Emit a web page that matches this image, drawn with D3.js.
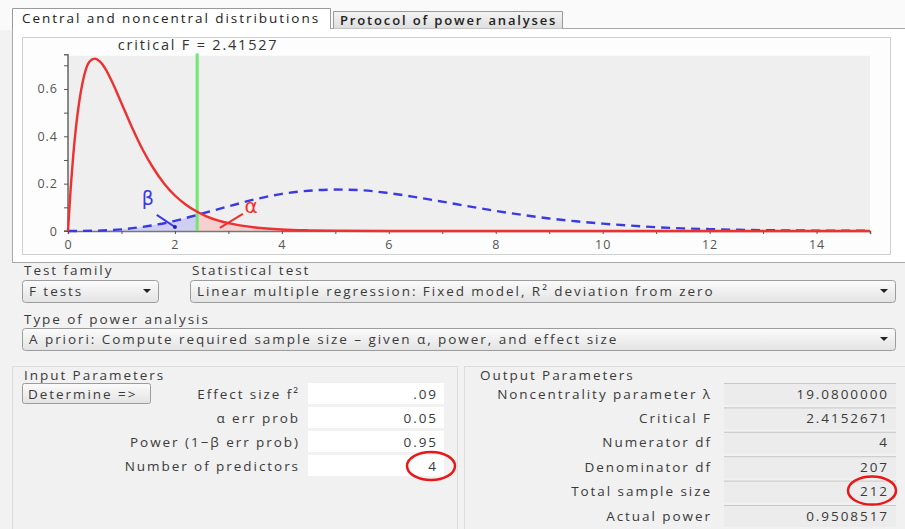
<!DOCTYPE html>
<html>
<head>
<meta charset="utf-8">
<script src="https://cdn.jsdelivr.net/npm/d3@7"></script>
<style>
  html,body{margin:0;padding:0;background:#f2f2f2;}
  svg{display:block;font-family:"Open Sans","DejaVu Sans",sans-serif;}
</style>
</head>
<body>
<svg id="c" width="905" height="529"></svg>
<script>
// ---------- data ----------
const criticalF = 2.41527;
const redX = [0,0.05,0.1,0.15,0.2,0.3,0.4,0.5,0.6,0.7,0.8,1.0,1.2,1.4,1.6,1.8,2.0,2.2,2.41527,2.6,2.8,3.0,3.5,4.0,4.5,5,6,7,8,10,12,15];
const redY = [0,0.18,0.325,0.44,0.53,0.655,0.715,0.728,0.715,0.685,0.642,0.54,0.436,0.342,0.264,0.200,0.150,0.112,0.081,0.061,0.045,0.033,0.015,0.0065,0.0028,0.0012,0.0002,0,0,0,0,0];
const blueX = [0,0.5,1,1.5,2,2.41527,3,3.5,4,4.5,5,5.5,6,6.5,7,7.5,8,8.5,9,9.5,10,10.5,11,11.5,12,12.5,13,13.5,14,14.5,15];
const blueY = [0,0.0012,0.007,0.021,0.043,0.068,0.104,0.134,0.157,0.170,0.175,0.172,0.160,0.143,0.124,0.104,0.085,0.068,0.053,0.041,0.031,0.023,0.016,0.011,0.008,0.005,0.0035,0.0024,0.0016,0.001,0.0007];
const xTickLabels = [0,2,4,6,8,10,12,14];
const yTickLabels = [0,0.2,0.4,0.6];
const tabLabels = ["Central and noncentral distributions","Protocol of power analyses"];
const testFamily = "F tests";
const statisticalTest = "Linear multiple regression: Fixed model, R² deviation from zero";
const powerAnalysis = "A priori: Compute required sample size – given α, power, and effect size";
const inputLabels = ["Effect size f²","α err prob","Power (1−β err prob)","Number of predictors"];
const inputValues = [".09","0.05","0.95","4"];
const outputLabels = ["Noncentrality parameter λ","Critical F","Numerator df","Denominator df","Total sample size","Actual power"];
const outputValues = ["19.0800000","2.4152671","4","207","212","0.9508517"];
const circledInput = 3, circledOutput = 4;

const red = d3.zip(redX, redY).map(d=>({x:d[0],y:d[1]}));
const blue = d3.zip(blueX, blueY).map(d=>({x:d[0],y:d[1]}));

// ---------- layout ----------
const svg = d3.select("#c");
const txt = "#3a3a3a";
const fs = 13.5, ls = 1.95;

svg.append("rect").attr("x",0).attr("y",0).attr("width",905).attr("height",30).attr("fill","#fafafa");
svg.append("rect").attr("x",12.5).attr("y",28.5).attr("width",900).attr("height",234).attr("fill","#fff").attr("stroke","#a8a8a8");

const defs = svg.append("defs");
const grad = defs.append("linearGradient").attr("id","tabg").attr("x1",0).attr("y1",0).attr("x2",0).attr("y2",1);
grad.append("stop").attr("offset",0).attr("stop-color","#f4f4f4");
grad.append("stop").attr("offset",1).attr("stop-color","#dedede");
const sg = defs.append("linearGradient").attr("id","selg").attr("x1",0).attr("y1",0).attr("x2",0).attr("y2",1);
sg.append("stop").attr("offset",0).attr("stop-color","#fbfbfb");
sg.append("stop").attr("offset",1).attr("stop-color","#e3e3e3");

// tab 2
svg.append("path").attr("d","M333.5,28.5 V11.5 H562.5 V28.5").attr("fill","url(#tabg)").attr("stroke","#9a9a9a");
svg.append("text").attr("x",340).attr("y",24.5).attr("font-size",13).attr("letter-spacing",1.85).attr("fill","#222").attr("font-weight",600).text(tabLabels[1]);
// tab 1 (active)
svg.append("path").attr("d","M12.5,29 V8.5 H330.5 V29").attr("fill","#fff").attr("stroke","#9a9a9a");
svg.append("text").attr("x",22).attr("y",23).attr("font-size",fs).attr("letter-spacing",ls).attr("fill","#222").text(tabLabels[0]);

// inner chart box
svg.append("rect").attr("x",22.5).attr("y",37.5).attr("width",868).attr("height",217).attr("fill","#fdfdfd").attr("stroke","#d0d0d0");

// ---------- chart ----------
const x = d3.scaleLinear().domain([0,15]).range([68,870]);
const y = d3.scaleLinear().domain([0,0.735]).range([231,57]);

svg.append("rect").attr("x",x(0)).attr("y",y(0.74)).attr("width",x(15)-x(0)).attr("height",y(0)-y(0.74)).attr("fill","#efefef");

const curve = d3.curveMonotoneX;
svg.append("path").datum(blue.filter(d=>d.x<=criticalF))
  .attr("d", d3.area().x(d=>x(d.x)).y0(y(0)).y1(d=>y(d.y)).curve(curve))
  .attr("fill","#cfcff3");
svg.append("path").datum(red.filter(d=>d.x>=criticalF))
  .attr("d", d3.area().x(d=>x(d.x)).y0(y(0)).y1(d=>y(d.y)).curve(curve))
  .attr("fill","#f5d0d0");

const xAxis = d3.axisBottom(x).tickValues(d3.range(0,16,1)).tickSize(3).tickFormat(d=>xTickLabels.includes(d)?d:"");
const gx = svg.append("g").attr("transform",`translate(0,${y(0)})`).call(xAxis);
gx.select(".domain").attr("stroke","#777").attr("stroke-width",1.5);
gx.selectAll(".tick line").attr("stroke","#555");
gx.selectAll("text").attr("font-size",12.5).attr("letter-spacing",1).attr("fill","#555").attr("dy","0.95em").attr("font-family","'Open Sans',sans-serif");

const yAxis = d3.axisLeft(y).tickValues(d3.range(0,0.71,0.1)).tickSize(4).tickFormat(d=>{
  const r = Math.round(d*10)/10; return yTickLabels.includes(r) ? (r===0?"0":r.toFixed(1)) : "";});
const gy = svg.append("g").attr("transform",`translate(${x(0)},0)`).call(yAxis);
gy.select(".domain").attr("stroke","#666").attr("stroke-width",1.5).attr("d",`M-4,${y(0.745)}H0V${y(0)}H-4`);
gy.selectAll(".tick line").attr("stroke","#555");
gy.selectAll("text").attr("font-size",12.5).attr("letter-spacing",1).attr("fill","#555").attr("x",-10).attr("font-family","'Open Sans',sans-serif");

svg.append("line").attr("x1",x(criticalF)).attr("x2",x(criticalF)).attr("y1",y(0.75)).attr("y2",y(0))
  .attr("stroke","#6ee86e").attr("stroke-width",3);
svg.append("text").attr("x",x(criticalF)+1).attr("y",50).attr("text-anchor","middle").attr("font-size",14.5).attr("letter-spacing",1.8).attr("fill","#333").text("critical F = " + criticalF);

const line = d3.line().x(d=>x(d.x)).y(d=>y(d.y)).curve(curve);
svg.append("path").datum(blue).attr("d",line).attr("fill","none").attr("stroke","#3a3ae0").attr("stroke-width",2.4).attr("stroke-dasharray","9,6");
svg.append("path").datum(red).attr("d",line).attr("fill","none").attr("stroke","#ee3030").attr("stroke-width",2.4);

// annotations
svg.append("line").attr("x1",x(1.66)).attr("y1",y(0.068)).attr("x2",x(2.0)).attr("y2",y(0.017)).attr("stroke","#3a3ae0").attr("stroke-width",2);
svg.append("circle").attr("cx",x(2.0)).attr("cy",y(0.017)).attr("r",2).attr("fill","#2020c0");
svg.append("text").attr("x",x(1.38)).attr("y",y(0.11)).attr("font-size",19).attr("fill","#3a3ae0").attr("font-family","'DejaVu Sans',sans-serif").text("β");
svg.append("line").attr("x1",x(3.27)).attr("y1",y(0.072)).attr("x2",x(2.84)).attr("y2",y(0.013)).attr("stroke","#ee3030").attr("stroke-width",2);
svg.append("text").attr("x",x(3.3)).attr("y",y(0.075)).attr("font-size",20).attr("fill","#ee3030").attr("font-family","'DejaVu Sans',sans-serif").text("α");

// ---------- form ----------
function label(xp, yp, t, anchor){
  return svg.append("text").attr("x",xp).attr("y",yp).attr("font-size",fs).attr("letter-spacing",ls)
    .attr("fill",txt).attr("text-anchor",anchor||"start").text(t);
}
function select(x0, y0, w, h, t){
  svg.append("rect").attr("x",x0+0.5).attr("y",y0+0.5).attr("width",w).attr("height",h).attr("rx",3)
    .attr("fill","url(#selg)").attr("stroke","#9c9c9c");
  label(x0+7, y0+h/2+5, t);
  svg.append("path").attr("d",`M${x0+w-15},${y0+h/2-2} h8 l-4,4 z`).attr("fill","#222");
}
label(24,275,"Test family");
label(192,275,"Statistical test");
select(22,280,136,22,testFamily);
select(190,280,705,22,statisticalTest);
label(24,324,"Type of power analysis");
select(22,328,873,22,powerAnalysis);

svg.append("rect").attr("x",12.5).attr("y",366.5).attr("width",445).attr("height",170).attr("fill","#f1f1f1").attr("stroke","#dcdcdc");
svg.append("rect").attr("x",464.5).attr("y",366.5).attr("width",445).attr("height",170).attr("fill","#f1f1f1").attr("stroke","#dcdcdc");
label(24,380,"Input Parameters");
label(480,380,"Output Parameters");

svg.append("rect").attr("x",22.5).attr("y",383.5).attr("width",128).attr("height",20).attr("rx",2)
  .attr("fill","url(#selg)").attr("stroke","#9c9c9c");
label(28,398.5,"Determine =>");

inputLabels.forEach((t,i)=>{
  const yb = 383 + i*24;
  svg.append("rect").attr("x",308).attr("y",yb).attr("width",136).attr("height",21).attr("fill","#ffffff");
  label(300, yb+15.5, t, "end");
  label(438, yb+15.5, inputValues[i], "end");
});
outputLabels.forEach((t,i)=>{
  const yb = 383 + i*24.4;
  svg.append("rect").attr("x",724).attr("y",yb).attr("width",172).attr("height",22).attr("fill","#ececec");
  svg.append("line").attr("x1",724).attr("x2",896).attr("y1",yb+0.5).attr("y2",yb+0.5).attr("stroke","#c8c8c8");
  label(712, yb+15.5, t, "end");
  label(889, yb+15.5, outputValues[i], "end");
});
svg.append("ellipse").attr("cx",431).attr("cy",383+circledInput*24+11).attr("rx",24).attr("ry",14)
  .attr("fill","none").attr("stroke","#e81818").attr("stroke-width",2.5);
svg.append("ellipse").attr("cx",872).attr("cy",383+circledOutput*24.4+10).attr("rx",24).attr("ry",14)
  .attr("fill","none").attr("stroke","#e81818").attr("stroke-width",2.5);
</script>
</body>
</html>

******************************

- **Problem to solve**: Please restate the material above line by line, exactly, beginning at its first line and ending with the line that contains "const fs = 13.5, ls = 1.95;", without any pictures.

- **Exercise response**:
Emit a web page that matches this image, drawn with D3.js.
<!DOCTYPE html>
<html>
<head>
<meta charset="utf-8">
<script src="https://cdn.jsdelivr.net/npm/d3@7"></script>
<style>
  html,body{margin:0;padding:0;background:#f2f2f2;}
  svg{display:block;font-family:"Open Sans","DejaVu Sans",sans-serif;}
</style>
</head>
<body>
<svg id="c" width="905" height="529"></svg>
<script>
// ---------- data ----------
const criticalF = 2.41527;
const redX = [0,0.05,0.1,0.15,0.2,0.3,0.4,0.5,0.6,0.7,0.8,1.0,1.2,1.4,1.6,1.8,2.0,2.2,2.41527,2.6,2.8,3.0,3.5,4.0,4.5,5,6,7,8,10,12,15];
const redY = [0,0.18,0.325,0.44,0.53,0.655,0.715,0.728,0.715,0.685,0.642,0.54,0.436,0.342,0.264,0.200,0.150,0.112,0.081,0.061,0.045,0.033,0.015,0.0065,0.0028,0.0012,0.0002,0,0,0,0,0];
const blueX = [0,0.5,1,1.5,2,2.41527,3,3.5,4,4.5,5,5.5,6,6.5,7,7.5,8,8.5,9,9.5,10,10.5,11,11.5,12,12.5,13,13.5,14,14.5,15];
const blueY = [0,0.0012,0.007,0.021,0.043,0.068,0.104,0.134,0.157,0.170,0.175,0.172,0.160,0.143,0.124,0.104,0.085,0.068,0.053,0.041,0.031,0.023,0.016,0.011,0.008,0.005,0.0035,0.0024,0.0016,0.001,0.0007];
const xTickLabels = [0,2,4,6,8,10,12,14];
const yTickLabels = [0,0.2,0.4,0.6];
const tabLabels = ["Central and noncentral distributions","Protocol of power analyses"];
const testFamily = "F tests";
const statisticalTest = "Linear multiple regression: Fixed model, R² deviation from zero";
const powerAnalysis = "A priori: Compute required sample size – given α, power, and effect size";
const inputLabels = ["Effect size f²","α err prob","Power (1−β err prob)","Number of predictors"];
const inputValues = [".09","0.05","0.95","4"];
const outputLabels = ["Noncentrality parameter λ","Critical F","Numerator df","Denominator df","Total sample size","Actual power"];
const outputValues = ["19.0800000","2.4152671","4","207","212","0.9508517"];
const circledInput = 3, circledOutput = 4;

const red = d3.zip(redX, redY).map(d=>({x:d[0],y:d[1]}));
const blue = d3.zip(blueX, blueY).map(d=>({x:d[0],y:d[1]}));

// ---------- layout ----------
const svg = d3.select("#c");
const txt = "#3a3a3a";
const fs = 13.5, ls = 1.95;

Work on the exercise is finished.